До наших дней еще принцип революции остался при той же борьбе против того или иного существующего, то есть при реформаторстве. Но как бы много ни исправляли, как бы далеко ни шел «трезвый прогресс», всякий раз на место старого господина ставится новый господин, и ниспровержение – только перестройка. Опять то же самое различие между молодым и старым филистером. Революция началась по-мещански – с подъема и возвышения третьего сословия, среднего сословия – и конец ее мещанский. Не единичный человек (а только он – человек) сделался свободным, а буржуа, citoyen [24] , политический человек, который потому именно и не человек, а экземпляр человеческого рода, и именно буржуазного рода, свободный буржуа.
24
Так нам угодно (фр.). – Ред.
В революции действовал и сыграл мировую роль не единичный человек, а народ: нация, суверенная нация, хотела все осуществить. Активно выступало воображаемое «я», идея, каковая и есть нация, то есть единичные личности отдавали себя, как орудие, в руки этой идеи и действовали как «граждане ».

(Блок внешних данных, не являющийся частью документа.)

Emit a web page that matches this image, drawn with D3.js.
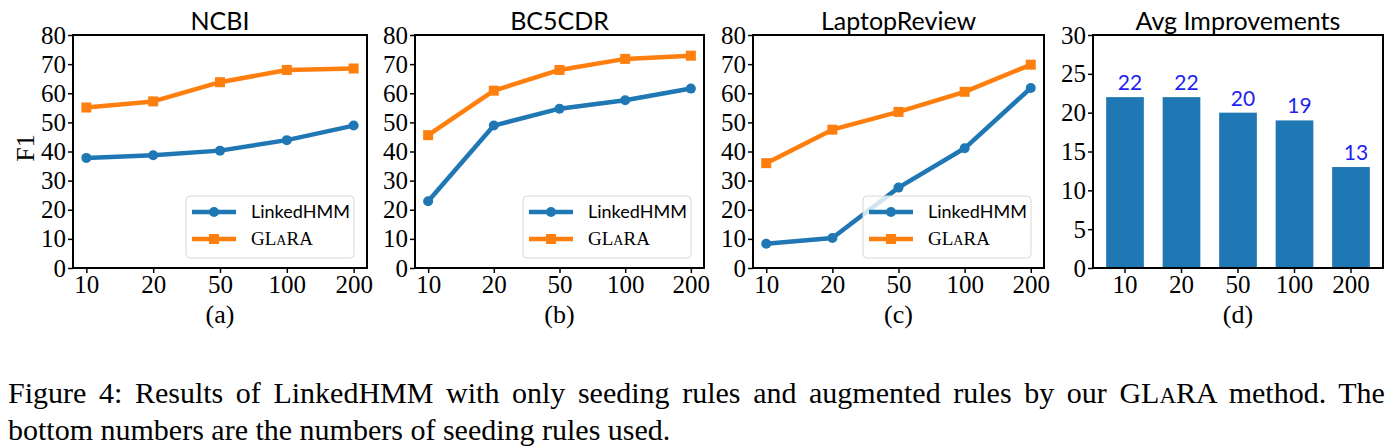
<!DOCTYPE html>
<html><head><meta charset="utf-8">
<script src="https://cdn.jsdelivr.net/npm/d3@7"></script>
<style>
html,body{margin:0;padding:0;background:#fff;}
svg{display:block;}
</style></head>
<body>
<svg id="chart" width="1398" height="448"></svg>
<script>
const categories = ["10", "20", "50", "100", "200"];
const panelTitles = ["NCBI", "BC5CDR", "LaptopReview", "Avg Improvements"];
const panelLetters = ["(a)", "(b)", "(c)", "(d)"];
const ncbiLinked = [37.8, 38.7, 40.3, 43.9, 48.9];
const ncbiGlara = [55.1, 57.2, 63.8, 68.0, 68.5];
const bcLinked = [22.9, 48.9, 54.7, 57.6, 61.6];
const bcGlara = [45.6, 60.9, 68.0, 71.8, 72.9];
const lapLinked = [8.3, 10.3, 27.6, 41.1, 61.8];
const lapGlara = [36.0, 47.5, 53.6, 60.5, 69.8];
const avgImprove = [22, 22, 20, 19, 13];
const lineTicks = [0, 10, 20, 30, 40, 50, 60, 70, 80];
const barTicks = [0, 5, 10, 15, 20, 25, 30];
const seriesNames = ["LinkedHMM", "GLARA"];

const BLUE = "#1f77b4", ORANGE = "#ff7f0e";
const SERIF = "'Liberation Serif', 'Times New Roman', serif";
const SANS = "Lato, 'Open Sans', sans-serif";

const svg = d3.select("#chart");
const plotTop = 35, plotBottom = 268;
const panels = [
  {l: 73, r: 367, type: "line", data: [ncbiLinked, ncbiGlara]},
  {l: 415, r: 704, type: "line", data: [bcLinked, bcGlara]},
  {l: 753, r: 1044, type: "line", data: [lapLinked, lapGlara]},
  {l: 1093, r: 1383, type: "bar", data: avgImprove}
];

panels.forEach((p, i) => {
  const g = svg.append("g");
  const isBar = p.type === "bar";
  const y = d3.scaleLinear().domain([0, isBar ? 30 : 80]).range([plotBottom, plotTop]);
  let x;
  if (isBar) {
    x = d3.scaleBand().domain(categories).range([p.l, p.r]).paddingInner(0.333).paddingOuter(0.233);
  } else {
    x = d3.scalePoint().domain(categories).range([p.l, p.r]).padding(0.2);
  }
  const xc = d => isBar ? x(d) + x.bandwidth() / 2 : x(d);

  if (isBar) {
    g.selectAll("rect.bar").data(p.data).join("rect")
      .attr("class", "bar")
      .attr("x", (d, k) => x(categories[k]))
      .attr("width", x.bandwidth())
      .attr("y", d => y(d))
      .attr("height", d => plotBottom - y(d))
      .attr("fill", BLUE);
    g.selectAll("text.lab").data(p.data).join("text")
      .attr("class", "lab")
      .attr("x", (d, k) => xc(categories[k]) + 5)
      .attr("y", d => y(d) - 7)
      .attr("text-anchor", "middle")
      .attr("font-family", SANS)
      .attr("font-size", 21)
      .attr("fill", "#1f1fef")
      .text(d => d);
  } else {
    const line = d3.line().x((d, k) => x(categories[k])).y(d => y(d));
    const colors = [BLUE, ORANGE];
    p.data.forEach((ser, s) => {
      g.append("path").datum(ser).attr("d", line)
        .attr("fill", "none").attr("stroke", colors[s]).attr("stroke-width", 4.5)
        .attr("stroke-linejoin", "round");
      if (s === 0) {
        g.selectAll(null).data(ser).join("circle")
          .attr("cx", (d, k) => x(categories[k])).attr("cy", d => y(d))
          .attr("r", 5).attr("fill", colors[s]);
      } else {
        g.selectAll(null).data(ser).join("rect")
          .attr("x", (d, k) => x(categories[k]) - 5).attr("y", d => y(d) - 5)
          .attr("width", 10).attr("height", 10).attr("fill", colors[s]);
      }
    });
  }

  g.append("rect").attr("x", p.l).attr("y", plotTop).attr("width", p.r - p.l).attr("height", plotBottom - plotTop)
    .attr("fill", "none").attr("stroke", "#000").attr("stroke-width", 2);

  const yAxis = d3.axisLeft(y).tickValues(isBar ? barTicks : lineTicks).tickSize(5).tickPadding(2).tickFormat(d3.format("d"));
  const ya = g.append("g").attr("transform", `translate(${p.l},0)`).call(yAxis);
  ya.select(".domain").remove();
  ya.selectAll("line").attr("stroke-width", 1.5);
  ya.selectAll("text").attr("font-family", SERIF).attr("font-size", 25).attr("fill", "#000");

  const xAxis = d3.axisBottom(x).tickSize(5).tickPadding(2);
  const xa = g.append("g").attr("transform", `translate(0,${plotBottom})`).call(xAxis);
  xa.select(".domain").remove();
  xa.selectAll("line").attr("stroke-width", 1.5);
  xa.selectAll("text").attr("font-family", SERIF).attr("font-size", 25).attr("fill", "#000");

  g.append("text").attr("x", (p.l + p.r) / 2).attr("y", 30).attr("text-anchor", "middle")
    .attr("font-family", SANS).attr("font-size", 25).text(panelTitles[i]);
  g.append("text").attr("x", (p.l + p.r) / 2).attr("y", 323).attr("text-anchor", "middle")
    .attr("font-family", SERIF).attr("font-size", 26).text(panelLetters[i]);

  if (!isBar) {
    const lg = g.append("g").attr("transform", `translate(${p.r - 181},196)`);
    lg.append("rect").attr("x", 0).attr("y", 0).attr("width", 168).attr("height", 62)
      .attr("rx", 4).attr("fill", "#fff").attr("fill-opacity", 0.8)
      .attr("stroke", "#d8d8d8").attr("stroke-width", 1);
    const cols = [BLUE, ORANGE];
    seriesNames.forEach((nm, s) => {
      const yy = 16 + s * 27;
      lg.append("line").attr("x1", 6).attr("x2", 50).attr("y1", yy).attr("y2", yy)
        .attr("stroke", cols[s]).attr("stroke-width", 4.5);
      if (s === 0) lg.append("circle").attr("cx", 28).attr("cy", yy).attr("r", 5).attr("fill", cols[s]);
      else lg.append("rect").attr("x", 23).attr("y", yy - 5).attr("width", 10).attr("height", 10).attr("fill", cols[s]);
      const t = lg.append("text").attr("x", 65).attr("y", yy + 6);
      if (s === 0) {
        t.attr("font-family", SANS).attr("font-size", 18).text(nm);
      } else {
        t.attr("font-family", SERIF).attr("font-size", 19);
        t.append("tspan").text("GL");
        t.append("tspan").attr("font-size", 14).text("A");
        t.append("tspan").text("RA");
      }
    });
  }
});

svg.append("text").attr("transform", "translate(34,148) rotate(-90)").attr("text-anchor", "middle")
  .attr("font-family", SERIF).attr("font-size", 26).text("F1");

// caption; line 1 justified to the full width with word spacing
const cap1 = svg.append("text").attr("x", 8).attr("y", 403).attr("font-family", SERIF).attr("font-size", 30);
cap1.append("tspan").text("Figure 4:  Results of LinkedHMM with only seeding rules and augmented rules by our GL");
cap1.append("tspan").attr("font-size", 23).text("A");
cap1.append("tspan").text("RA method.  The");
svg.append("text").attr("x", 8).attr("y", 440).attr("font-family", SERIF).attr("font-size", 30)
  .text("bottom numbers are the numbers of seeding rules used.");
const natural = cap1.node().getComputedTextLength();
cap1.attr("word-spacing", Math.max(0, (1382 - natural) / 17));
</script>
</body></html>
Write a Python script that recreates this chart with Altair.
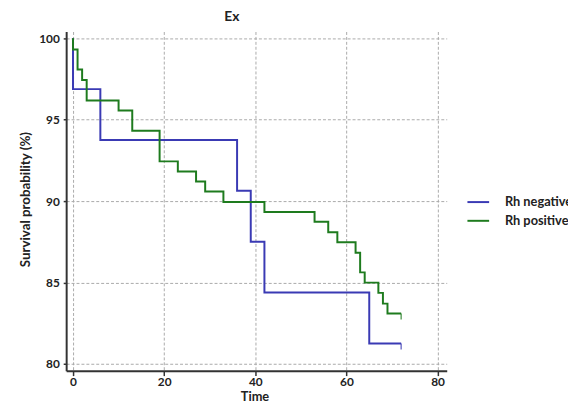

Сила буржуазии и вместе с тем ее пределы заключаются 6 государственных основных законах, в хартии, в правовом или «справедливом» государе, который сам руководствуется «разумными законами» и таким образом правит, – короче, в законности. Период буржуазии подчинен британскому духу законности. Собрание государственных сословий, например, постоянно помнит, что его полномочия простираются до таких-то пределов и что оно вообще созвано из милости, а из немилости может быть вновь распущено. Оно постоянно помнит о своем призвании. Нельзя, конечно, отрицать того, что меня произвел мой отец; но уже так как я сотворен, то творческие намерения моего отца меня совсем не касаются, и к чему бы он меня ни призвал – я делаю то, чего сам желаю. Поэтому призванное однажды сословное собрание, французское – в начале революции признало совершенно правильно, что оно независимо от призвавшего его. Оно существовало, и было бы глупо, если бы оно не считало себя вправе существовать, а воображало бы себя как бы зависящим от отца. Призванный не должен более спрашивать: чего желал призвавший, когда он меня сотворил? Или: чего хочу я после того, как пришел по зову? Ни призвавший, ни хартия, по которой состоялся призыв его, ничто не будет для него святой, неприкосновенной властью. Он уполномочен ко всему, что в его власти, он не знает ограниченных «полномочий», не хочет выказывать лояльности. В итоге, если бы этого можно было бы ожидать от парламента, он бы должен был быть вполне эгоистичным, освобожденным от всякой пуповины, не знающим никаких соображений относительно кого бы то ни было. Но парламенты всегда почтительны, и не надо удивляться, если в них так много половинчатого, нерешительного, то есть лицемерного «эгоизма».
Сословные представители должны оставаться в тех границах, которые предписаны им хартией, королевской волей и т. п. Если же они не желают этого или не могут, то должны «выступить». Кто из преданных долгу мог бы поступить иначе, мог бы выставить на первое место свои убеждения и свою волю, мог бы быть настолько безнравственным, чтобы проявить себя, если бы даже при этом погибла и корпорация, и вообще все? Но все заботливо держатся в границах «прав»; в границах своей власти все равно нужно оставаться, ибо никто не может сделать более того, что он вообще в состоянии сделать. «Чтобы мощь моя или мое бессилие было единственной моей границей, права же мои, только связывающие, – узаконения? Чтобы я признал этот всеразрушающий взгляд? Нет, я – узаконенный гражданин!»